2): No, I don't think so, based on the above train of thought. We're essentially selecting someone for a job here, and race is something we have determined as a society is not an acceptable issue in that context.
?): All the same, I think, in that I wish we could discount the votes of people who vote that don't actually know the basics of the candidates and their issues and vote based on misinformation or peer pressure. "Intent" is hard to make relevant when you're talking about someone who is uninformed. If I am uninformed, and based upon my confused internal beliefs I determine that I need to vote for John McCain to make Catholicism the national religion, how do you objectively measure my intent? Misinformation is misinformation. You can subjectively decide that a voter isn't voting in their self interest and change their vote for them based on your own perceptions, but that is a matter of pure conjecture. It's unlikely that any of us know any given voter better than they themselves do.

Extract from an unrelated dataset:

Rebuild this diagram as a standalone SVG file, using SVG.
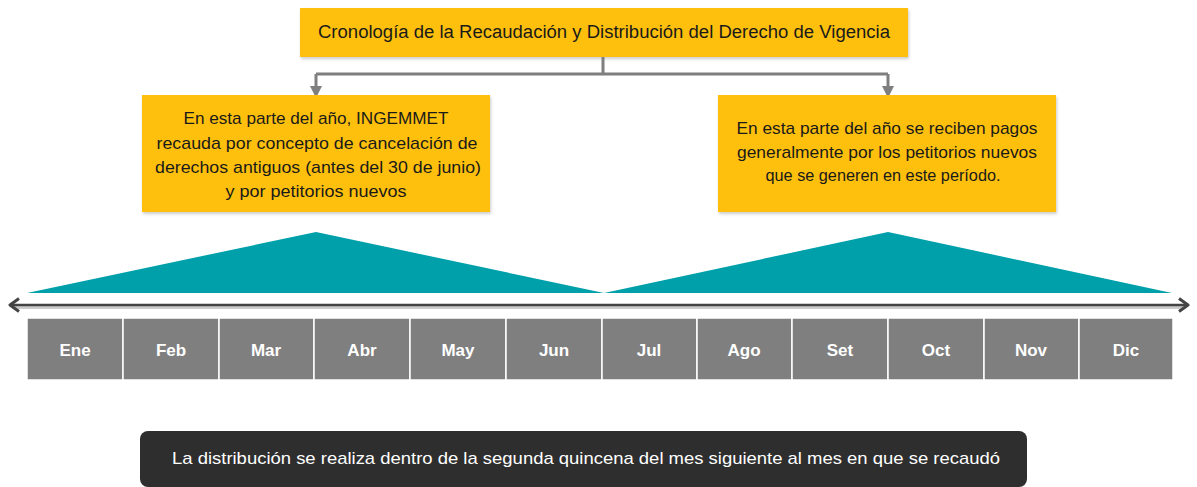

I guess the media and the campaign process are the mechanisms democracy relies upon to iron out those wrinkles in a general election?
*campaign literature: "Rather than cynical indignation, these Americans chose hope"? C'mon DI, your writing is your bread and butter. You don't need to use the campaign's own jargon and scripted narrative to endorse it. The endorsement more convincing if you speak for yourself.
Taco, I wrote that from my own mind. Find it on a piece of campaign "jargon" and I'll apologize for my plagiarism. Or is using the word hope not allowed?